##### RAW DATA

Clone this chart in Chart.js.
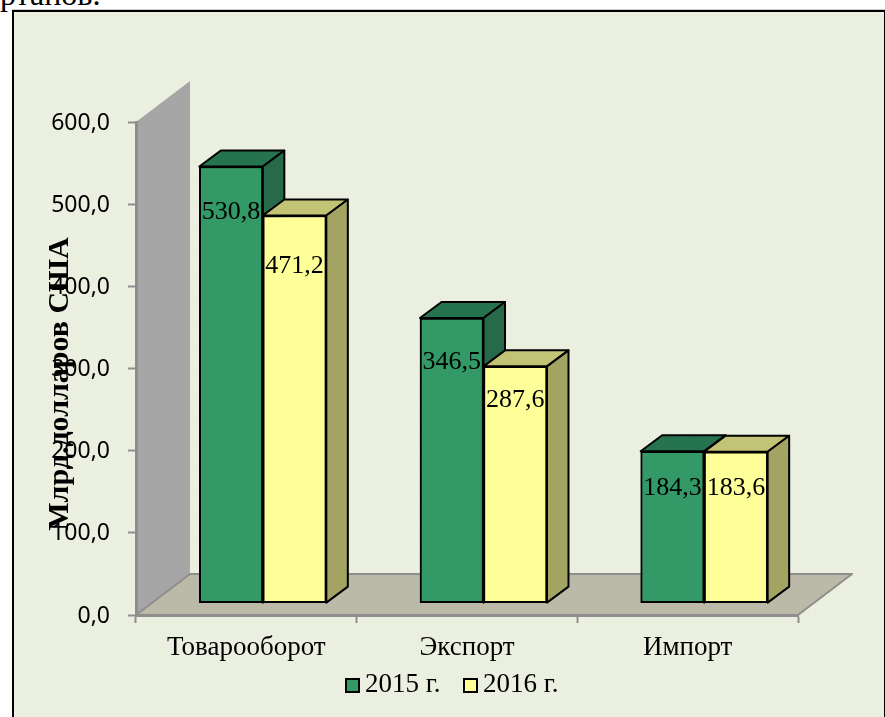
<!DOCTYPE html>
<html>
<head>
<meta charset="utf-8">
<style>
   html, body { margin: 0; padding: 0; width: 885px; height: 717px; overflow: hidden; background: #fff; }
   #frame {
      position: absolute; left: 12px; top: 10px; width: 870px; height: 740px;
      border: 2px solid #000; box-shadow: 0 -1px 0 #ccc;
      background-color: #ecf0e1;
      background-image: linear-gradient(45deg, #e9eddd 25%, transparent 25%, transparent 75%, #e9eddd 75%);
      background-size: 3px 3px;
   }
   #textAbove {
      position: absolute; left: 0; top: -24px; line-height: 30px; white-space: nowrap;
      font: 32px 'Liberation Serif', serif; color: #000;
   }
   #myChart { position: absolute; left: 0; top: 0; }
</style>
</head>
<body>
<div id="textAbove">ртанов.</div>
<div id="frame"></div>
<canvas id="myChart" width="885" height="717"></canvas>

<script src="https://cdn.jsdelivr.net/npm/chart.js@4"></script>
<script>
const categories = ['Товарооборот', 'Экспорт', 'Импорт'];
const seriesNames = ['2015 г.', '2016 г.'];
const values2015 = [530.8, 346.5, 184.3];
const values2016 = [471.2, 287.6, 183.6];
const axisTitle = 'Млрд.долларов США';

const serif = "'Liberation Serif', serif";

// colours of the faces: front, top, side
const greenFaces = ['#339966', '#267350', '#266a4a'];
const yellowFaces = ['#ffff99', '#c3c376', '#a4a462'];

// the floor and wall of the fake 3D box, and the depth of a bar
const boxDepth = { x: 54, y: -41 };
const barDepth = { x: 21.5, y: -16 };

// how far each bar sits from the front corner of the box
const barShiftX = 16.5 / 220.67;
const barShiftY = 15;

// how far below the top of its bar each value label sits, px
const labelDrop = [[46, 44, 37], [51, 34, 36]];

function fmt(v) {
   return v.toFixed(1).replace('.', ',');
}

function poly(ctx, pts, fill, stroke, width) {
   ctx.beginPath();
   pts.forEach((p, i) => i ? ctx.lineTo(p[0], p[1]) : ctx.moveTo(p[0], p[1]));
   ctx.closePath();
   ctx.fillStyle = fill;
   ctx.fill();
   if (stroke) {
      ctx.strokeStyle = stroke;
      ctx.lineWidth = width;
      ctx.lineJoin = 'round';
      ctx.stroke();
   }
}

const fake3d = {
   id: 'fake3d',
   beforeDraw(chart) {
      const ctx = chart.ctx;
      const a = chart.chartArea;
      const dx = boxDepth.x, dy = boxDepth.y;

      ctx.save();
      poly(ctx, [[a.left, a.top], [a.left + dx, a.top + dy], [a.left + dx, a.bottom + dy], [a.left, a.bottom]], '#a6a6a6');
      poly(ctx, [[a.left, a.bottom], [a.left + dx, a.bottom + dy], [a.right + dx, a.bottom + dy], [a.right, a.bottom]], '#bbb9a8', '#8e8e8e', 2);
      ctx.restore();
   },
   beforeDatasetsDraw(chart) {
      const ctx = chart.ctx;
      const dx = barDepth.x, dy = barDepth.y;

      ctx.save();
      chart.data.datasets.forEach((ds, d) => {
         chart.getDatasetMeta(d).data.forEach(bar => {
            const l = bar.x - bar.width / 2, r = bar.x + bar.width / 2;
            poly(ctx, [[l, bar.y], [l + dx, bar.y + dy], [r + dx, bar.y + dy], [r, bar.y]], ds.faces[1], '#000', 2);
            poly(ctx, [[r, bar.y], [r + dx, bar.y + dy], [r + dx, bar.base + dy], [r, bar.base]], ds.faces[2], '#000', 2);
         });
      });
      ctx.restore();
   },
   afterDatasetsDraw(chart) {
      const ctx = chart.ctx;

      ctx.save();
      ctx.fillStyle = '#000';
      ctx.textAlign = 'center';
      ctx.textBaseline = 'middle';
      ctx.font = '26px ' + serif;
      chart.data.datasets.forEach((ds, d) => {
         chart.getDatasetMeta(d).data.forEach((bar, i) => {
            ctx.fillText(fmt(ds.data[i].y), bar.x, bar.y + labelDrop[d][i]);
         });
      });

      // axis title runs over the tick labels, as in the original
      ctx.translate(68, 384);
      ctx.rotate(-Math.PI / 2);
      ctx.textBaseline = 'alphabetic';
      ctx.font = 'bold 30px ' + serif;
      ctx.fillText(axisTitle, 0, 0);
      ctx.restore();
   },
   afterDraw(chart) {
      const ctx = chart.ctx;
      const boxX = [345, 463];

      ctx.save();
      ctx.font = '27px ' + serif;
      ctx.textBaseline = 'middle';
      chart.data.datasets.forEach((ds, d) => {
         ctx.fillStyle = ds.backgroundColor;
         ctx.fillRect(boxX[d], 678, 15, 15);
         ctx.strokeStyle = '#000';
         ctx.lineWidth = 2;
         ctx.strokeRect(boxX[d] + 1, 679, 13, 13);
         ctx.fillStyle = '#000';
         ctx.fillText(ds.label, boxX[d] + 20, 685);
      });
      ctx.restore();
   }
};

const myChart = new Chart(document.getElementById('myChart').getContext('2d'), {
   type: 'bar',
   data: {
      labels: categories,
      datasets: [
         {
            label: seriesNames[0],
            data: values2015.map((y, x) => ({ x, y })),
            backgroundColor: greenFaces[0],
            faces: greenFaces,
            xAxisID: 'xBars',
            yAxisID: 'yBars'
         },
         {
            label: seriesNames[1],
            data: values2016.map((y, x) => ({ x, y })),
            backgroundColor: yellowFaces[0],
            faces: yellowFaces,
            xAxisID: 'xBars',
            yAxisID: 'yBars'
         }
      ]
   },
   options: {
      responsive: false,
      animation: false,
      layout: { padding: { top: 122, left: 18, right: 87, bottom: 0 } },
      datasets: {
         bar: {
            borderColor: '#000',
            borderWidth: 2,
            borderSkipped: false,
            barThickness: 63.5
         }
      },
      plugins: {
         legend: { display: false },
         tooltip: { enabled: false }
      },
      scales: {
         x: {
            type: 'category',
            offset: true,
            afterFit: s => { s.height = 102; },
            border: { color: '#8e8e8e', width: 3 },
            grid: { offset: true, drawOnChartArea: false, tickLength: 8, tickWidth: 2, tickColor: '#8e8e8e' },
            ticks: { color: '#000', padding: 9, maxRotation: 0, font: { family: serif, size: 27 } }
         },
         y: {
            min: 0,
            max: 600,
            afterFit: s => { s.width = 118; },
            border: { color: '#8e8e8e', width: 3 },
            grid: { drawOnChartArea: false, tickLength: 8, tickWidth: 2, tickColor: '#8e8e8e' },
            ticks: {
               stepSize: 100,
               color: '#000',
               padding: 18,
               labelOffset: 1,
               callback: v => fmt(v),
               font: { family: "'Noto Sans', sans-serif", size: 23 }
            }
         },
         // the bars stand inside the box, so they use the same px per unit but start further in
         xBars: { type: 'linear', display: false, offset: false, min: -0.5 - barShiftX, max: 2.5 - barShiftX },
         yBars: { type: 'linear', display: false, min: -barShiftY, max: 600 - barShiftY }
      }
   },
   plugins: [fake3d]
});
</script>
</body>
</html>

##########

EXERCISE BRIEF:
Output the data above without changes, apart from leaving out the pictures.

RESPONSE FOR THIS EXERCISE:
Clone this chart in Chart.js.
<!DOCTYPE html>
<html>
<head>
<meta charset="utf-8">
<style>
   html, body { margin: 0; padding: 0; width: 885px; height: 717px; overflow: hidden; background: #fff; }
   #frame {
      position: absolute; left: 12px; top: 10px; width: 870px; height: 740px;
      border: 2px solid #000; box-shadow: 0 -1px 0 #ccc;
      background-color: #ecf0e1;
      background-image: linear-gradient(45deg, #e9eddd 25%, transparent 25%, transparent 75%, #e9eddd 75%);
      background-size: 3px 3px;
   }
   #textAbove {
      position: absolute; left: 0; top: -24px; line-height: 30px; white-space: nowrap;
      font: 32px 'Liberation Serif', serif; color: #000;
   }
   #myChart { position: absolute; left: 0; top: 0; }
</style>
</head>
<body>
<div id="textAbove">ртанов.</div>
<div id="frame"></div>
<canvas id="myChart" width="885" height="717"></canvas>

<script src="https://cdn.jsdelivr.net/npm/chart.js@4"></script>
<script>
const categories = ['Товарооборот', 'Экспорт', 'Импорт'];
const seriesNames = ['2015 г.', '2016 г.'];
const values2015 = [530.8, 346.5, 184.3];
const values2016 = [471.2, 287.6, 183.6];
const axisTitle = 'Млрд.долларов США';

const serif = "'Liberation Serif', serif";

// colours of the faces: front, top, side
const greenFaces = ['#339966', '#267350', '#266a4a'];
const yellowFaces = ['#ffff99', '#c3c376', '#a4a462'];

// the floor and wall of the fake 3D box, and the depth of a bar
const boxDepth = { x: 54, y: -41 };
const barDepth = { x: 21.5, y: -16 };

// how far each bar sits from the front corner of the box
const barShiftX = 16.5 / 220.67;
const barShiftY = 15;

// how far below the top of its bar each value label sits, px
const labelDrop = [[46, 44, 37], [51, 34, 36]];

function fmt(v) {
   return v.toFixed(1).replace('.', ',');
}

function poly(ctx, pts, fill, stroke, width) {
   ctx.beginPath();
   pts.forEach((p, i) => i ? ctx.lineTo(p[0], p[1]) : ctx.moveTo(p[0], p[1]));
   ctx.closePath();
   ctx.fillStyle = fill;
   ctx.fill();
   if (stroke) {
      ctx.strokeStyle = stroke;
      ctx.lineWidth = width;
      ctx.lineJoin = 'round';
      ctx.stroke();
   }
}

const fake3d = {
   id: 'fake3d',
   beforeDraw(chart) {
      const ctx = chart.ctx;
      const a = chart.chartArea;
      const dx = boxDepth.x, dy = boxDepth.y;

      ctx.save();
      poly(ctx, [[a.left, a.top], [a.left + dx, a.top + dy], [a.left + dx, a.bottom + dy], [a.left, a.bottom]], '#a6a6a6');
      poly(ctx, [[a.left, a.bottom], [a.left + dx, a.bottom + dy], [a.right + dx, a.bottom + dy], [a.right, a.bottom]], '#bbb9a8', '#8e8e8e', 2);
      ctx.restore();
   },
   beforeDatasetsDraw(chart) {
      const ctx = chart.ctx;
      const dx = barDepth.x, dy = barDepth.y;

      ctx.save();
      chart.data.datasets.forEach((ds, d) => {
         chart.getDatasetMeta(d).data.forEach(bar => {
            const l = bar.x - bar.width / 2, r = bar.x + bar.width / 2;
            poly(ctx, [[l, bar.y], [l + dx, bar.y + dy], [r + dx, bar.y + dy], [r, bar.y]], ds.faces[1], '#000', 2);
            poly(ctx, [[r, bar.y], [r + dx, bar.y + dy], [r + dx, bar.base + dy], [r, bar.base]], ds.faces[2], '#000', 2);
         });
      });
      ctx.restore();
   },
   afterDatasetsDraw(chart) {
      const ctx = chart.ctx;

      ctx.save();
      ctx.fillStyle = '#000';
      ctx.textAlign = 'center';
      ctx.textBaseline = 'middle';
      ctx.font = '26px ' + serif;
      chart.data.datasets.forEach((ds, d) => {
         chart.getDatasetMeta(d).data.forEach((bar, i) => {
            ctx.fillText(fmt(ds.data[i].y), bar.x, bar.y + labelDrop[d][i]);
         });
      });

      // axis title runs over the tick labels, as in the original
      ctx.translate(68, 384);
      ctx.rotate(-Math.PI / 2);
      ctx.textBaseline = 'alphabetic';
      ctx.font = 'bold 30px ' + serif;
      ctx.fillText(axisTitle, 0, 0);
      ctx.restore();
   },
   afterDraw(chart) {
      const ctx = chart.ctx;
      const boxX = [345, 463];

      ctx.save();
      ctx.font = '27px ' + serif;
      ctx.textBaseline = 'middle';
      chart.data.datasets.forEach((ds, d) => {
         ctx.fillStyle = ds.backgroundColor;
         ctx.fillRect(boxX[d], 678, 15, 15);
         ctx.strokeStyle = '#000';
         ctx.lineWidth = 2;
         ctx.strokeRect(boxX[d] + 1, 679, 13, 13);
         ctx.fillStyle = '#000';
         ctx.fillText(ds.label, boxX[d] + 20, 685);
      });
      ctx.restore();
   }
};

const myChart = new Chart(document.getElementById('myChart').getContext('2d'), {
   type: 'bar',
   data: {
      labels: categories,
      datasets: [
         {
            label: seriesNames[0],
            data: values2015.map((y, x) => ({ x, y })),
            backgroundColor: greenFaces[0],
            faces: greenFaces,
            xAxisID: 'xBars',
            yAxisID: 'yBars'
         },
         {
            label: seriesNames[1],
            data: values2016.map((y, x) => ({ x, y })),
            backgroundColor: yellowFaces[0],
            faces: yellowFaces,
            xAxisID: 'xBars',
            yAxisID: 'yBars'
         }
      ]
   },
   options: {
      responsive: false,
      animation: false,
      layout: { padding: { top: 122, left: 18, right: 87, bottom: 0 } },
      datasets: {
         bar: {
            borderColor: '#000',
            borderWidth: 2,
            borderSkipped: false,
            barThickness: 63.5
         }
      },
      plugins: {
         legend: { display: false },
         tooltip: { enabled: false }
      },
      scales: {
         x: {
            type: 'category',
            offset: true,
            afterFit: s => { s.height = 102; },
            border: { color: '#8e8e8e', width: 3 },
            grid: { offset: true, drawOnChartArea: false, tickLength: 8, tickWidth: 2, tickColor: '#8e8e8e' },
            ticks: { color: '#000', padding: 9, maxRotation: 0, font: { family: serif, size: 27 } }
         },
         y: {
            min: 0,
            max: 600,
            afterFit: s => { s.width = 118; },
            border: { color: '#8e8e8e', width: 3 },
            grid: { drawOnChartArea: false, tickLength: 8, tickWidth: 2, tickColor: '#8e8e8e' },
            ticks: {
               stepSize: 100,
               color: '#000',
               padding: 18,
               labelOffset: 1,
               callback: v => fmt(v),
               font: { family: "'Noto Sans', sans-serif", size: 23 }
            }
         },
         // the bars stand inside the box, so they use the same px per unit but start further in
         xBars: { type: 'linear', display: false, offset: false, min: -0.5 - barShiftX, max: 2.5 - barShiftX },
         yBars: { type: 'linear', display: false, min: -barShiftY, max: 600 - barShiftY }
      }
   },
   plugins: [fake3d]
});
</script>
</body>
</html>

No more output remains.